身份迷失將撲面而來,我是誰?我是哪裡人?問這些問題的人,將不再是一個人,而會是一代人。
幸運的是,身份迷失在中國這片土地上,發生過很多次,不幸的是,我們這一代人趕上了這次集體身份迷失。
中華民族,從來都不是單純的農耕文明,在我們的文明中始終存在著農耕文明與游牧民族兩種基因。歷史上一旦農耕文明有一點鬆懈,想要安安穩穩過日子,過安逸的生活。

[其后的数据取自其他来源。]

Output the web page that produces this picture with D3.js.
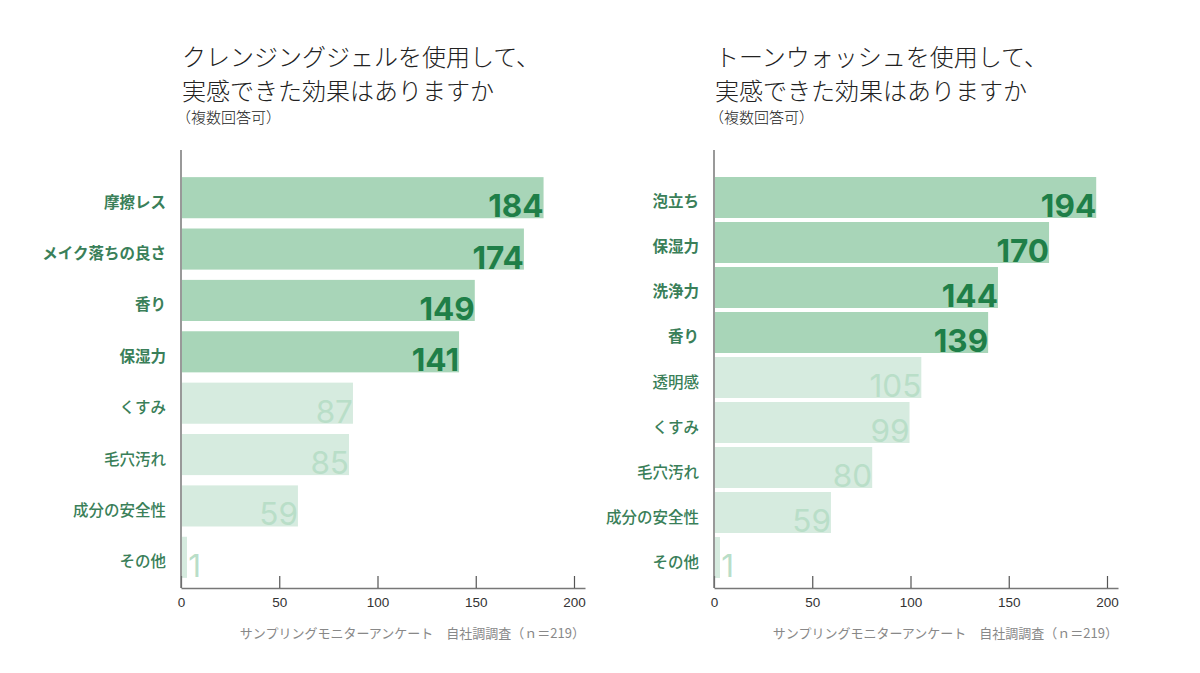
<!DOCTYPE html>
<html>
<head>
<meta charset="utf-8">
<script src="https://cdn.jsdelivr.net/npm/d3@7"></script>
<style>
  body { margin: 0; background: #fff; }
  svg { display: block; font-family: "Noto Sans CJK JP", "Noto Sans", sans-serif; }
</style>
</head>
<body>
<svg id="chart" width="1200" height="673"></svg>
<script>
// data
var gelCategories = ['摩擦レス', 'メイク落ちの良さ', '香り', '保湿力', 'くすみ', '毛穴汚れ', '成分の安全性', 'その他'];
var gelValues = [184, 174, 149, 141, 87, 85, 59, 1];
var washCategories = ['泡立ち', '保湿力', '洗浄力', '香り', '透明感', 'くすみ', '毛穴汚れ', '成分の安全性', 'その他'];
var washValues = [194, 170, 144, 139, 105, 99, 80, 59, 1];
var gelTitle = ['クレンジングジェルを使用して、', '実感できた効果はありますか', '（複数回答可）'];
var washTitle = ['トーンウォッシュを使用して、', '実感できた効果はありますか', '（複数回答可）'];
var xTicks = [0, 50, 100, 150, 200];
var highlightCount = 4;
var sourceNote = 'サンプリングモニターアンケート　自社調調査（ｎ＝219）';

var svg = d3.select('#chart');

var DARK_BAR = '#a8d5b8';
var LIGHT_BAR = '#d6ebdf';
var DARK_VALUE = '#1f7f48';
var LIGHT_VALUE = '#b9dec8';
var LABEL_COLOR = '#3a7f59';
var AXIS_COLOR = '#777';

/**
 * Draw one horizontal bar panel.
 */
function drawPanel(x0, categories, values, title, padInner, padOuter) {
  var g = svg.append('g');

  // titles
  g.selectAll('.title-line').data(title).enter().append('text')
      .attr('x', function(d, i) { return i < 2 ? x0 + 1 : x0 - 5; })
      .attr('y', function(d, i) { return [55, 89, 116][i]; })
      .attr('dominant-baseline', 'central')
      .attr('font-size', function(d, i) { return i < 2 ? 24 : 15; })
      .attr('font-weight', 300)
      .attr('fill', '#222')
      .text(function(d) { return d; });

  var x = d3.scaleLinear().domain([0, 205.6]).range([x0, x0 + 404]);
  var y = d3.scaleBand().domain(categories).range([172, 583])
      .paddingInner(padInner).paddingOuter(padOuter);

  var rows = categories.map(function(c, i) {
    return {name: c, value: values[i], top: i < highlightCount};
  });

  // bars
  g.selectAll('.bar').data(rows).enter().append('rect')
      .attr('x', x(0) + 1)
      .attr('y', function(d) { return y(d.name); })
      .attr('width', function(d) { return Math.max(x(d.value) - x(0), 5); })
      .attr('height', y.bandwidth())
      .attr('fill', function(d) { return d.top ? DARK_BAR : LIGHT_BAR; });

  // values
  g.selectAll('.value').data(rows).enter().append('text')
      .attr('x', function(d) {
        var w = x(d.value) - x(0);
        return w < 30 ? x(0) + 20 : x(d.value) + 1;
      })
      .attr('y', function(d) { return y(d.name) + y.bandwidth() - 1; })
      .attr('text-anchor', 'end')
      .attr('font-family', 'Inter, "Noto Sans", sans-serif')
      .attr('font-size', 31.5)
      .attr('font-weight', function(d) { return d.top ? 700 : 400; })
      .attr('fill', function(d) { return d.top ? DARK_VALUE : LIGHT_VALUE; })
      .text(function(d) { return d.value; });

  // category labels
  g.selectAll('.label').data(rows).enter().append('text')
      .attr('x', x0 - 15)
      .attr('y', function(d) { return y(d.name) + y.bandwidth() / 2 + 3; })
      .attr('text-anchor', 'end')
      .attr('dominant-baseline', 'central')
      .attr('font-size', 15.5)
      .attr('font-weight', function(d) { return d.top ? 700 : 500; })
      .attr('fill', LABEL_COLOR)
      .text(function(d) { return d.name; });

  // x axis with inward ticks
  var axis = g.append('g')
      .attr('transform', 'translate(0,588)')
      .call(d3.axisBottom(x).tickValues(xTicks).tickSize(-12).tickSizeOuter(0).tickPadding(9));
  axis.select('.domain').attr('stroke', AXIS_COLOR).attr('stroke-width', 1.5);
  axis.selectAll('.tick line').attr('stroke', '#555').attr('stroke-width', 1.2);
  axis.selectAll('.tick text')
      .attr('font-family', '"Liberation Sans", Arial, sans-serif')
      .attr('font-size', 13.5)
      .attr('fill', '#333');

  // y axis line
  g.append('line')
      .attr('x1', x0).attr('x2', x0)
      .attr('y1', 150).attr('y2', 588)
      .attr('stroke', AXIS_COLOR)
      .attr('stroke-width', 1.5);

  // source note
  g.append('text')
      .attr('x', x0 + 404)
      .attr('y', 632)
      .attr('text-anchor', 'end')
      .attr('dominant-baseline', 'central')
      .attr('font-size', 13)
      .attr('fill', '#888')
      .text(sourceNote);
}

drawPanel(181, gelCategories, gelValues, gelTitle, 0.2, 0.1);
drawPanel(714, washCategories, washValues, washTitle, 0.089, 0.111);
</script>
</body>
</html>
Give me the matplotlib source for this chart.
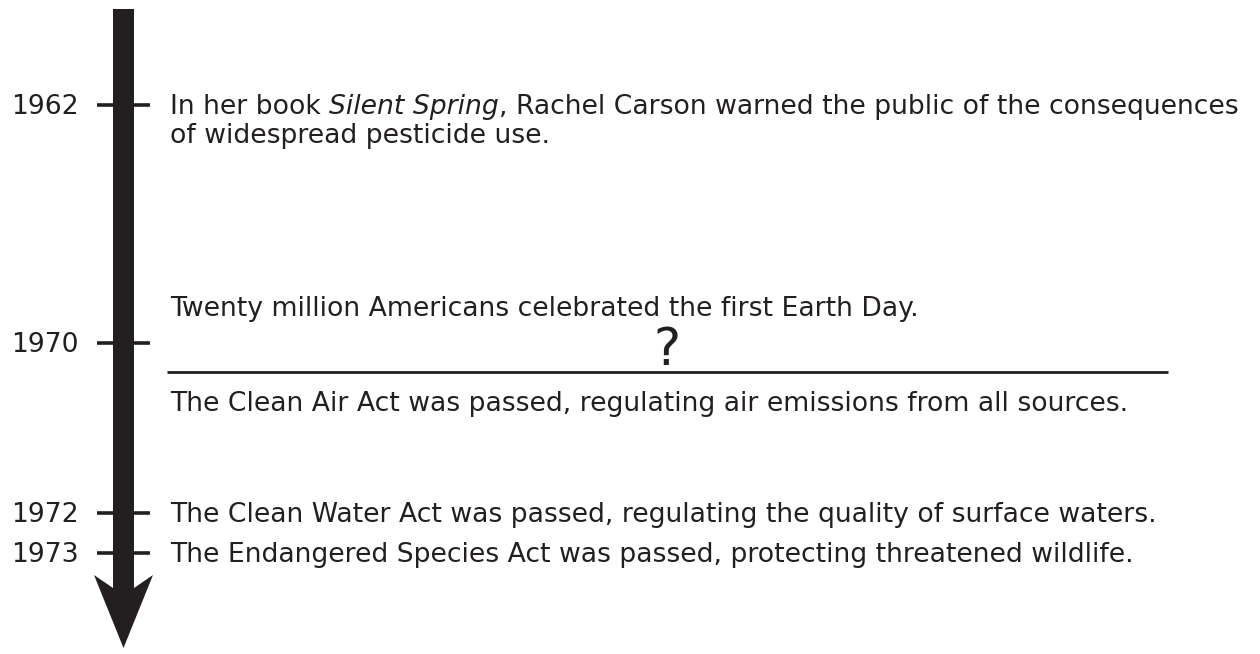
import matplotlib
matplotlib.use('Agg')
import matplotlib.pyplot as plt
from matplotlib.patches import Polygon

# timeline data
years = [1962, 1970, 1972, 1973]
events_1962 = ["In her book ", "Silent Spring", ", Rachel Carson warned the public of the consequences"]
events_1962_line2 = "of widespread pesticide use."
event_1970_above = "Twenty million Americans celebrated the first Earth Day."
event_1970_blank = "?"
event_1970_below = "The Clean Air Act was passed, regulating air emissions from all sources."
event_1972 = "The Clean Water Act was passed, regulating the quality of surface waters."
event_1973 = "The Endangered Species Act was passed, protecting threatened wildlife."

# layout (pixel coordinates, y downwards)
tick_y = [105, 343, 513, 553]
ink = '#231f20'
fs = 19.2
cap = 9  # half cap height, px

fig = plt.figure(figsize=(12.6, 6.54), dpi=100)
ax = fig.add_axes([0, 0, 1, 1])
ax.set_xlim(0, 1260)
ax.set_ylim(654, 0)
ax.axis('off')

# arrow
arrow = Polygon([(113, 9), (134, 9), (134, 588), (153, 575), (123.5, 648),
                 (94, 575), (113, 588)], closed=True, facecolor=ink, edgecolor='none')
ax.add_patch(arrow)

# ticks and year labels
for yr, y in zip(years, tick_y):
    ax.plot([97, 150], [y, y], color=ink, lw=2.6, solid_capstyle='butt')
    ax.text(79, y + cap, str(yr), ha='right', va='baseline', fontsize=fs, color=ink)

# 1962 entry with italic title
fig.canvas.draw()
renderer = fig.canvas.get_renderer()
x = 170
for i, part in enumerate(events_1962):
    t = ax.text(x, tick_y[0] + cap, part, ha='left', va='baseline', fontsize=fs,
                color=ink, style='italic' if i == 1 else 'normal')
    bb = t.get_window_extent(renderer)
    x += bb.width
ax.text(170, tick_y[0] + cap + 29, events_1962_line2, ha='left', va='baseline',
        fontsize=fs, color=ink)

# 1970 entry: text, blank line, text
ax.text(170, 316, event_1970_above, ha='left', va='baseline', fontsize=fs, color=ink)
ax.plot([167, 1168], [372, 372], color=ink, lw=2.0, solid_capstyle='butt')
ax.text(667, 365, event_1970_blank, ha='center', va='baseline', fontsize=37, color=ink)
ax.text(170, 411, event_1970_below, ha='left', va='baseline', fontsize=fs, color=ink)

ax.text(170, tick_y[2] + cap, event_1972, ha='left', va='baseline', fontsize=fs, color=ink)
ax.text(170, tick_y[3] + cap, event_1973, ha='left', va='baseline', fontsize=fs, color=ink)

fig.savefig('out.png', dpi=100)
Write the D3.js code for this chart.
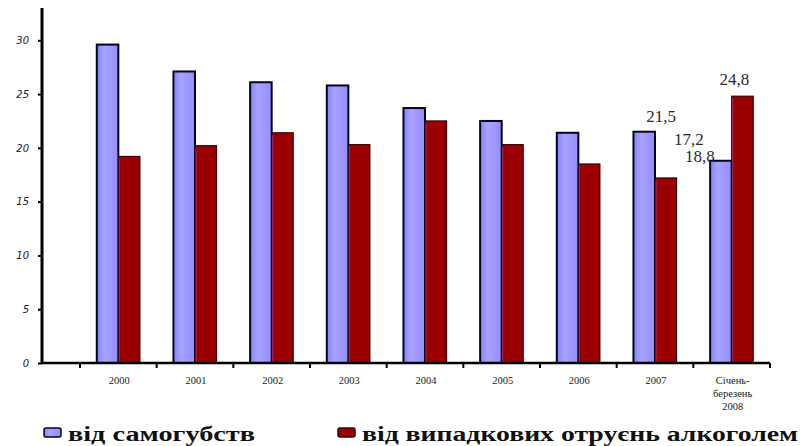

風調雨順時還湊合,可是遇到天災人禍,長城以北的游牧民族就會趁機南下教訓一下這群「好吃懶做」的人。
游牧民族的馬蹄下,馬鞭下,總會有一群人,重新思考:我是誰,我要到哪裡去?
從這個角度望過去,你會發現,中國的歷史,就是兩種文明在不斷爭奪主導權的歷史。
唐朝是農耕文明佔主導地位。到了宋朝,農耕文明變弱,金國,遼國,這樣的游牧文明建立的政權處於主導地位,這種趨勢到了元朝達到頂峰。清朝又回到農耕文明佔主導,百姓定居,安安穩穩的度過了幾百年。可是沒有想到這次來的不是游牧民族的馬鞭,而是外國人的堅船利炮。又一代人開始思考我是誰?我要去哪裡的問題?
游牧文明讓我們知道,哪裡水草豐茂我們就要去哪裡生活?堅船利炮讓我們知道,我們馳騁遊獵的範圍應該是全世界,而不是只在中國。
按照這樣的規律,在一段農耕文明作為主導力量之後,我們這個民族一定會切換成游牧文明作為主導。那我們現在的時代,是不是正在開始切換呢?
如果游牧文明又開始佔主導,而且我們這次狩獵的地方應該是全世界,那我們還在等什麼呢?
在生活上,在工作上,還不精簡裝備,坐上高鐵,坐上飛機,坐著這些比當初戰馬還有強大無數倍的交通工具,狩獵全世界?在精神上,在獲取知識上,豈不是更要乘坐上互聯網,握著移動互聯網,乘風破浪,揚帆起航。
你是哪裡人?那是農耕文明的產物。在社會主導文明發生切換的時候,一代人身份的迷失,即將到來。
祝早日完成自己精神世界的切換,喚起你體內的游牧文明基因,早日騎上戰馬,畋獵世界。